* Peter Zijlstra <[email protected]> wrote:

> On Thu, Nov 19, 2015 at 11:23:00AM +0100, Ingo Molnar wrote:
> > PEBS is an asynchronous hardware tracing mechanism, when batched PEBS is 
> > used it 
> > might not even result in any interruption of execution. The 'pt_regs' does 
> > not 
> > necessarily correspond to an interrupted, restartable context - we take the 
> > RIP 
> > from the PEBS machinery and also use LBR and disassembly to determine the 
> > previous 
> > instruction, before reporting it to user-space.
> 
> Note that modern PEBS hardware (hsw+) does the rollback in hardware.
> Prior to that we indeed to it manually using the LBR.
> 
> As to pt_regs, we construct a franken pt_regs based on the actual PEBS
> buffer overflow PMI and bits from the PEBS record (which also includes
> some register state).

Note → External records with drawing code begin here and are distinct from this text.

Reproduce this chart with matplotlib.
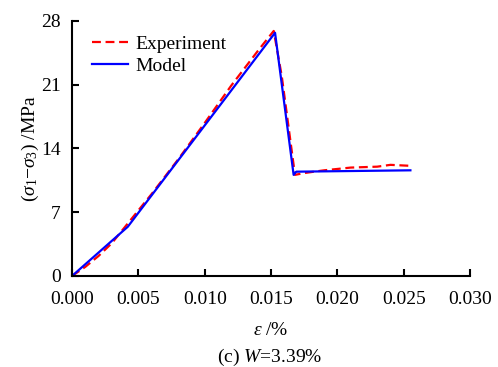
import matplotlib.pyplot as plt
import numpy as np

plt.rcParams['font.family'] = ['Liberation Serif', 'DejaVu Serif']
plt.rcParams['mathtext.fontset'] = 'custom'
plt.rcParams['mathtext.rm'] = 'Liberation Serif'
plt.rcParams['mathtext.it'] = 'Liberation Serif:italic'

# experiment curve (red dashed)
exp_strain = [0.0, 0.001, 0.002, 0.003, 0.004, 0.005, 0.006, 0.008, 0.010, 0.012,
              0.014, 0.0152, 0.0158, 0.0168, 0.0175, 0.019, 0.021, 0.023, 0.024, 0.0254]
exp_stress = [0.0, 1.0, 2.2, 3.6, 5.4, 7.2, 9.0, 12.8, 16.8, 20.9,
              24.7, 26.9, 22.0, 11.1, 11.3, 11.6, 11.9, 12.0, 12.2, 12.1]

# model curve (blue solid)
mod_strain = [0.0, 0.0042, 0.0153, 0.0167, 0.0169, 0.0255]
mod_stress = [0.0, 5.4, 26.7, 11.1, 11.45, 11.6]

fs = 14

fig = plt.figure(figsize=(4.98, 3.67), dpi=100)
ax = fig.add_axes([0.1446, 0.248, 0.7994, 0.695])

ax.plot(exp_strain, exp_stress, color='red', ls='--', dashes=(4, 2.1), lw=1.6, label='Experiment')
ax.plot(mod_strain, mod_stress, color='blue', ls='-', lw=1.6, label='Model')

ax.set_xlim(0, 0.030)
ax.set_ylim(0, 28)
ax.set_xticks(np.arange(0, 0.0301, 0.005))
ax.set_xticklabels(['0.000', '0.005', '0.010', '0.015', '0.020', '0.025', '0.030'])
ax.set_yticks([0, 7, 14, 21, 28])

for s in ['top', 'right']:
    ax.spines[s].set_visible(False)
for s in ['left', 'bottom']:
    ax.spines[s].set_linewidth(1.5)
ax.tick_params(direction='in', length=5, width=1.5, labelsize=fs)
ax.tick_params(axis='x', pad=11)
ax.tick_params(axis='y', pad=8)

ax.set_ylabel(r'($\sigma_1$$-$$\sigma_3$) /MPa', fontsize=fs, labelpad=0)
ax.set_xlabel(r'$\it{\varepsilon}$ /%', fontsize=fs, labelpad=10)
fig.text(0.542, 0.0136, r'(c) $W$=3.39%', ha='center', va='baseline', fontsize=fs)

ax.legend(loc='upper left', bbox_to_anchor=(0.02, 0.99), frameon=False, fontsize=fs,
          handlelength=1.85, handletextpad=0.4, labelspacing=0.25, borderaxespad=0.2)

fig.savefig('out.png', dpi=100)
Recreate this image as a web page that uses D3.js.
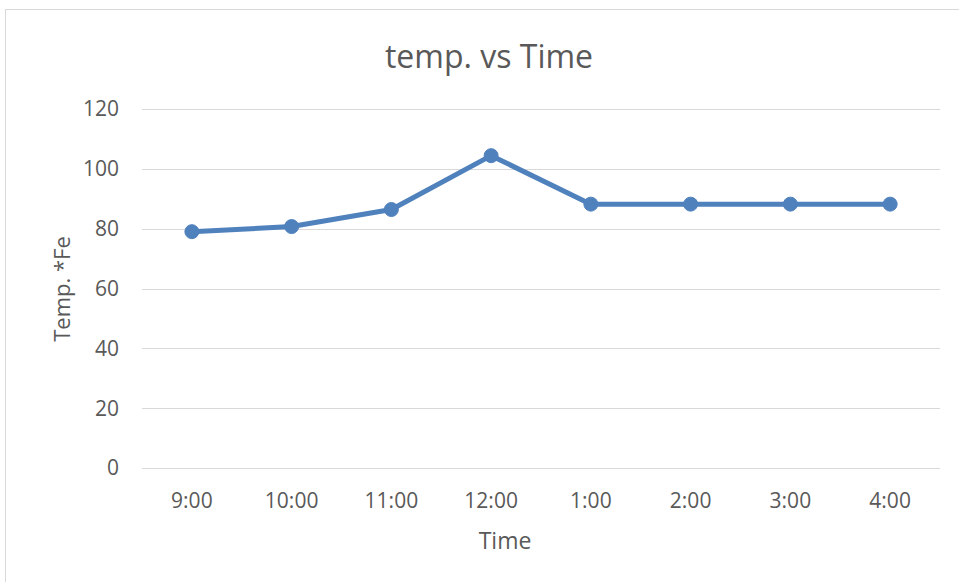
<!DOCTYPE html>
<html>
<head>
<meta charset="utf-8">
<script src="https://cdn.jsdelivr.net/npm/d3@7"></script>
<style>
  body { margin: 0; background: #fff; }
  text { font-family: "Open Sans", Lato, sans-serif; fill: #595959; }
</style>
</head>
<body>
<svg id="chart" width="959" height="582"></svg>
<script>
// data
const times = ["9:00", "10:00", "11:00", "12:00", "1:00", "2:00", "3:00", "4:00"];
const temps = [79, 80.7, 86.4, 104.4, 88.2, 88.2, 88.2, 88.2];
const yTicks = [0, 20, 40, 60, 80, 100, 120];

const svg = d3.select("#chart");

// outer frame of the chart
svg.append("rect")
    .attr("x", 5.5).attr("y", 9.5)
    .attr("width", 960).attr("height", 580)
    .attr("fill", "none")
    .attr("stroke", "#d9d9d9")
    .attr("stroke-width", 1);

const plotL = 142, plotR = 940, plotT = 109, plotB = 468;

const x = d3.scaleBand().domain(times).range([plotL, plotR]);
const y = d3.scaleLinear().domain([0, 120]).range([plotB, plotT]);

// grid lines
svg.append("g")
    .selectAll("line")
    .data(yTicks)
    .join("line")
    .attr("x1", plotL).attr("x2", plotR)
    .attr("y1", d => Math.round(y(d)) + 0.5)
    .attr("y2", d => Math.round(y(d)) + 0.5)
    .attr("stroke", "#d9d9d9")
    .attr("stroke-width", 1);

// y tick labels
svg.append("g")
    .selectAll("text")
    .data(yTicks)
    .join("text")
    .attr("x", 119)
    .attr("y", d => y(d))
    .attr("dy", "0.35em")
    .attr("text-anchor", "end")
    .attr("font-size", 21)
    .text(d => d);

// x tick labels
svg.append("g")
    .selectAll("text")
    .data(times)
    .join("text")
    .attr("x", d => x(d) + x.bandwidth() / 2)
    .attr("y", 508)
    .attr("text-anchor", "middle")
    .attr("font-size", 21)
    .text(d => d);

// titles
svg.append("text")
    .attr("x", 489).attr("y", 68)
    .attr("text-anchor", "middle")
    .attr("font-size", 32)
    .text("temp. vs Time");

svg.append("text")
    .attr("x", 505).attr("y", 549)
    .attr("text-anchor", "middle")
    .attr("font-size", 23)
    .text("Time");

svg.append("text")
    .attr("transform", "translate(70,289) rotate(-90)")
    .attr("text-anchor", "middle")
    .attr("font-size", 22)
    .text("Temp. *Fe");

// line + markers
const pts = times.map((t, i) => [x(t) + x.bandwidth() / 2, y(temps[i])]);

svg.append("path")
    .attr("d", d3.line()(pts))
    .attr("fill", "none")
    .attr("stroke", "#4f81bd")
    .attr("stroke-width", 5)
    .attr("stroke-linejoin", "round");

svg.append("g")
    .selectAll("circle")
    .data(pts)
    .join("circle")
    .attr("cx", d => d[0])
    .attr("cy", d => d[1])
    .attr("r", 7)
    .attr("fill", "#4f81bd")
    .attr("stroke", "#4f81bd")
    .attr("stroke-width", 1);
</script>
</body>
</html>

See
> arch/x86/kernel/cpu/perf_event_intel_ds.c:setup_pebs_sample_data().
> 
> We always copy the flags, ip, bp and sp from the PEBS record into the
> interrupt pt_regs.
> 
> And note that the PEBS record is constructed at instruction retirement,
> so it shows the state _after_ the instruction, with exception of the
> (hsw+) real_ip field.
> 
> So the unwinder will have to be taught that if the IP points at a stack
> altering instruction (call, push, etc.) it will have to 'undo' the
> effects on the actual stack (I appreciate this might be 'interesting'
> for things like: pop, ret, etc.).

So do we dump both the 'real' and the actual RIP, to not force tooling into 
having 
to decode instructions and such? (Which is pretty hard and fragile and not 
always 
possible with instructions that destroy the original RIP, like JMP, etc.)